** start Information provided **
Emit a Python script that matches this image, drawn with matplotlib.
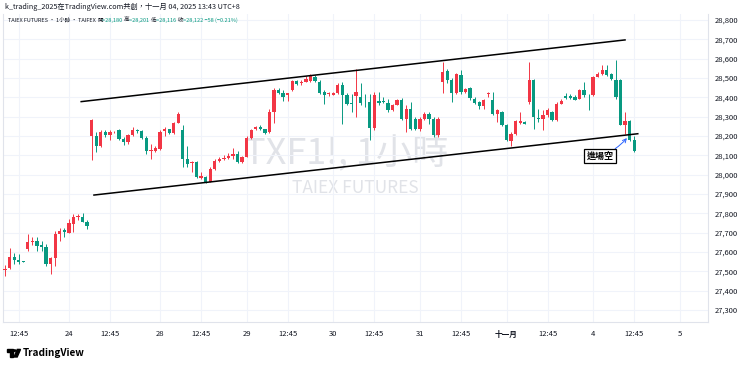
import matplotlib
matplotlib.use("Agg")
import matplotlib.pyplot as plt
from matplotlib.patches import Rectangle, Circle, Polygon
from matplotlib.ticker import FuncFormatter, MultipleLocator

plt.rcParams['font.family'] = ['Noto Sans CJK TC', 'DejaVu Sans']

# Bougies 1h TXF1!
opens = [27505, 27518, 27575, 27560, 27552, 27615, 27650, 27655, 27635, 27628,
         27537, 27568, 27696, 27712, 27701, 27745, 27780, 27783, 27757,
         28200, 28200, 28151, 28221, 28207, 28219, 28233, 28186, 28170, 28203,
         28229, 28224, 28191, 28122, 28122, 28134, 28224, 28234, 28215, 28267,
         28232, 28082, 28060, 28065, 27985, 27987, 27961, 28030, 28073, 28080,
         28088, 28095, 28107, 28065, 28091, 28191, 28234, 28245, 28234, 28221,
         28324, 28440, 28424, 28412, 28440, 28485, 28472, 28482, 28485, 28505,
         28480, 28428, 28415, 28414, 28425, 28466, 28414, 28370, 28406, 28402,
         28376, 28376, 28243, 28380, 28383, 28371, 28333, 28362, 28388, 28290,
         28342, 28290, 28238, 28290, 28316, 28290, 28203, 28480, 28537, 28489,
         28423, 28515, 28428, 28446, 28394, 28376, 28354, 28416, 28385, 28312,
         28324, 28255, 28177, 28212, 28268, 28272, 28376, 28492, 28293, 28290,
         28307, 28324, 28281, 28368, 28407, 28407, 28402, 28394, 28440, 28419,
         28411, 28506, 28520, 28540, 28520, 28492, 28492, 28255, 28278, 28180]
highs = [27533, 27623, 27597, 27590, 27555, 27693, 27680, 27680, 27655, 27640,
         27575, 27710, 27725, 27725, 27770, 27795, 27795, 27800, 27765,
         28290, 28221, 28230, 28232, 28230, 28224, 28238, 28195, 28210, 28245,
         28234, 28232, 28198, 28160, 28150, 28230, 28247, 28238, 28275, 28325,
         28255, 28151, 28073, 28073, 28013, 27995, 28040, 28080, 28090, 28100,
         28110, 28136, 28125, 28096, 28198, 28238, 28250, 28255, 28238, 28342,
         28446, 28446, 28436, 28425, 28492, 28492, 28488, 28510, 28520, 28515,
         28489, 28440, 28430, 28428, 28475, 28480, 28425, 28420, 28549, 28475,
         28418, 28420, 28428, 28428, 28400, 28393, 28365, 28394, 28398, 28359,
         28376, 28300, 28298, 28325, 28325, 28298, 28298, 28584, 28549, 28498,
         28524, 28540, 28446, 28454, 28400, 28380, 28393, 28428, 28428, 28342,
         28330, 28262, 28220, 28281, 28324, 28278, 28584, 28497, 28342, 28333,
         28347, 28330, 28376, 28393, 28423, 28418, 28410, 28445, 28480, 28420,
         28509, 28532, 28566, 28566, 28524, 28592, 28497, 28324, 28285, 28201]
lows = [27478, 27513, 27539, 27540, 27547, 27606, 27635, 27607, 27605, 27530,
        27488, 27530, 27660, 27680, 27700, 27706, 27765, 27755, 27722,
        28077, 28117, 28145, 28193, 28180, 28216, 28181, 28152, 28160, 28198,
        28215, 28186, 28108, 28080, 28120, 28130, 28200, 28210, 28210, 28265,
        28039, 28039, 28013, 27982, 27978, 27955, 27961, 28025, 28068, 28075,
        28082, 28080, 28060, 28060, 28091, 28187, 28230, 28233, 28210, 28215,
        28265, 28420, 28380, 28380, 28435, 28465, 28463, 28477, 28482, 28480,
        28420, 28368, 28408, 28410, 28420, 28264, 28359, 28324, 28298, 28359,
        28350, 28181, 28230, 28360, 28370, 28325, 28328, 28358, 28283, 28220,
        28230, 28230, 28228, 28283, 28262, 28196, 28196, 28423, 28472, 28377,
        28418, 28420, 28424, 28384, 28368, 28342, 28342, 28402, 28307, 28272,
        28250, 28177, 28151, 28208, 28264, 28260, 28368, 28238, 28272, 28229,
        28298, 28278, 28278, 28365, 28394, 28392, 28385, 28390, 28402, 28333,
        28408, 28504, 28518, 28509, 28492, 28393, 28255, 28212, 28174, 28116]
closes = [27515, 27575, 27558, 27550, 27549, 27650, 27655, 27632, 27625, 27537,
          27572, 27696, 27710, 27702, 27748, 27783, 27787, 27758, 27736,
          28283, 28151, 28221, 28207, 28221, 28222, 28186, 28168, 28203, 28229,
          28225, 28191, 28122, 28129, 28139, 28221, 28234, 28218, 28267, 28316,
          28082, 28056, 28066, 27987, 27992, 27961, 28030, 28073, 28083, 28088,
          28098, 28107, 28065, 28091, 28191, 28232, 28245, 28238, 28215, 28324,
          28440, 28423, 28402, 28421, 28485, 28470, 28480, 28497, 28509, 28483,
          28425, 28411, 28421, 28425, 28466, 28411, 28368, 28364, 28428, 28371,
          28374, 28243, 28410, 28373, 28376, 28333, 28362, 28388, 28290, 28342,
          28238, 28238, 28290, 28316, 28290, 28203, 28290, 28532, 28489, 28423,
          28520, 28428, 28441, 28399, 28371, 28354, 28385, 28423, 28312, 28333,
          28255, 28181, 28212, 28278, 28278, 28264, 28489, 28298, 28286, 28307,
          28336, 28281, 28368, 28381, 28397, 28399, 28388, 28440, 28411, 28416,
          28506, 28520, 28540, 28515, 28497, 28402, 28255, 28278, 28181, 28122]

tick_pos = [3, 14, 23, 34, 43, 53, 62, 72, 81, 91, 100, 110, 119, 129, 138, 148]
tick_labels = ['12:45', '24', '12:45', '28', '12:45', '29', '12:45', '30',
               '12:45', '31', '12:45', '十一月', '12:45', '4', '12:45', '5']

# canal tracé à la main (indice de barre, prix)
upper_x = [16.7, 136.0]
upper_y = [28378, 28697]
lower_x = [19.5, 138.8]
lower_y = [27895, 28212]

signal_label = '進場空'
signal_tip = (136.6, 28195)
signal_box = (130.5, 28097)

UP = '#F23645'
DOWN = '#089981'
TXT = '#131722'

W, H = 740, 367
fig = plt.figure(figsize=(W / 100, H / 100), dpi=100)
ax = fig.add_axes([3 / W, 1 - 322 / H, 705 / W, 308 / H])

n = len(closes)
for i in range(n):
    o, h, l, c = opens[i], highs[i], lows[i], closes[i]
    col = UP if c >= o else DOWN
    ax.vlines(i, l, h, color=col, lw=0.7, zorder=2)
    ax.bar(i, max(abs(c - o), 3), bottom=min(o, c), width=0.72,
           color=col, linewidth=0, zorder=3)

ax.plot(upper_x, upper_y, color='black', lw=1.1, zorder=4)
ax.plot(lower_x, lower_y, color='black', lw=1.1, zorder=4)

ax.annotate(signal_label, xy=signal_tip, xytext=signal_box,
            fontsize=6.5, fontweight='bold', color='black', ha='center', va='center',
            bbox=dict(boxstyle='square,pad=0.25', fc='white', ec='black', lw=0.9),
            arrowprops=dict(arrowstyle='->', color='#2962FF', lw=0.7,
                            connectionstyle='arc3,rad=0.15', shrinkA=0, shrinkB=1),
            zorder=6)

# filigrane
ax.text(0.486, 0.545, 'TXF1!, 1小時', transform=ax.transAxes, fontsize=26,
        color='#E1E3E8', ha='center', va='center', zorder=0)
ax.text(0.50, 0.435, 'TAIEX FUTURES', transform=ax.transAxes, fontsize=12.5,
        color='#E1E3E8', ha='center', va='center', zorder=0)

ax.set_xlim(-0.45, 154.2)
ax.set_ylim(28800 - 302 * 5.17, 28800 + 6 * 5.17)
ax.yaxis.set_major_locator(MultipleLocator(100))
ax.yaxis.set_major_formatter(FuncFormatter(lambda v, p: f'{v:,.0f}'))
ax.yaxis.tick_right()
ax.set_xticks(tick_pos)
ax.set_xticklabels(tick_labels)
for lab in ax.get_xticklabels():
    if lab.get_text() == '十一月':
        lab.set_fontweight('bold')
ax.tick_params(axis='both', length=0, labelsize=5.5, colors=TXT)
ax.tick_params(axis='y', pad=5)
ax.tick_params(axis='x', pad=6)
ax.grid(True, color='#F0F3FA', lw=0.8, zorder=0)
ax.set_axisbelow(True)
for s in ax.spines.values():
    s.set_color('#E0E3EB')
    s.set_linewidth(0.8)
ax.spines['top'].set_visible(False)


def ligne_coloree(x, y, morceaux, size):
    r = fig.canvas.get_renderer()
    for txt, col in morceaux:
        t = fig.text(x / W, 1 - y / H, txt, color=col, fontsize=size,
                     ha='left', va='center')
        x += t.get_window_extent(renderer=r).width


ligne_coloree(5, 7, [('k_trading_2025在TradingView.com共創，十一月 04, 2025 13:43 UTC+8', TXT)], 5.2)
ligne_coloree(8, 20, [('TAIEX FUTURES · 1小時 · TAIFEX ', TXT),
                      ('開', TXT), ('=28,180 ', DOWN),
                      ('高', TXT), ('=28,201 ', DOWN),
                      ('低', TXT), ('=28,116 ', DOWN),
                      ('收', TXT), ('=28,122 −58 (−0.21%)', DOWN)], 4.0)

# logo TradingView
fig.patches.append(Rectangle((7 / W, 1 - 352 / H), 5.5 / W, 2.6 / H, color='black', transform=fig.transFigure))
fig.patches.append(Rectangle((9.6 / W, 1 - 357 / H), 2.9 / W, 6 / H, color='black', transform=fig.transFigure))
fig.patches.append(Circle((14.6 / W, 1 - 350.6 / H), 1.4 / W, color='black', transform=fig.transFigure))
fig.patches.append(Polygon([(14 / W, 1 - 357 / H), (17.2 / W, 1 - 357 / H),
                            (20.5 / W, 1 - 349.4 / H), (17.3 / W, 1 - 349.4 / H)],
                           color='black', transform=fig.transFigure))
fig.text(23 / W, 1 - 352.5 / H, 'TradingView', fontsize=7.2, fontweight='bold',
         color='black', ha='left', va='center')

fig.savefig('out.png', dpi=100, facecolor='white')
** end Information provided **
Begin at the top of the material above and output each line exactly, stopping after the line that holds "plt.rcParams['font.family'] = ['Noto". Leave out pictures.

**Answer for the task**
Emit a Python script that matches this image, drawn with matplotlib.
import matplotlib
matplotlib.use("Agg")
import matplotlib.pyplot as plt
from matplotlib.patches import Rectangle, Circle, Polygon
from matplotlib.ticker import FuncFormatter, MultipleLocator

plt.rcParams['font.family'] = ['Noto Sans CJK TC', 'DejaVu Sans']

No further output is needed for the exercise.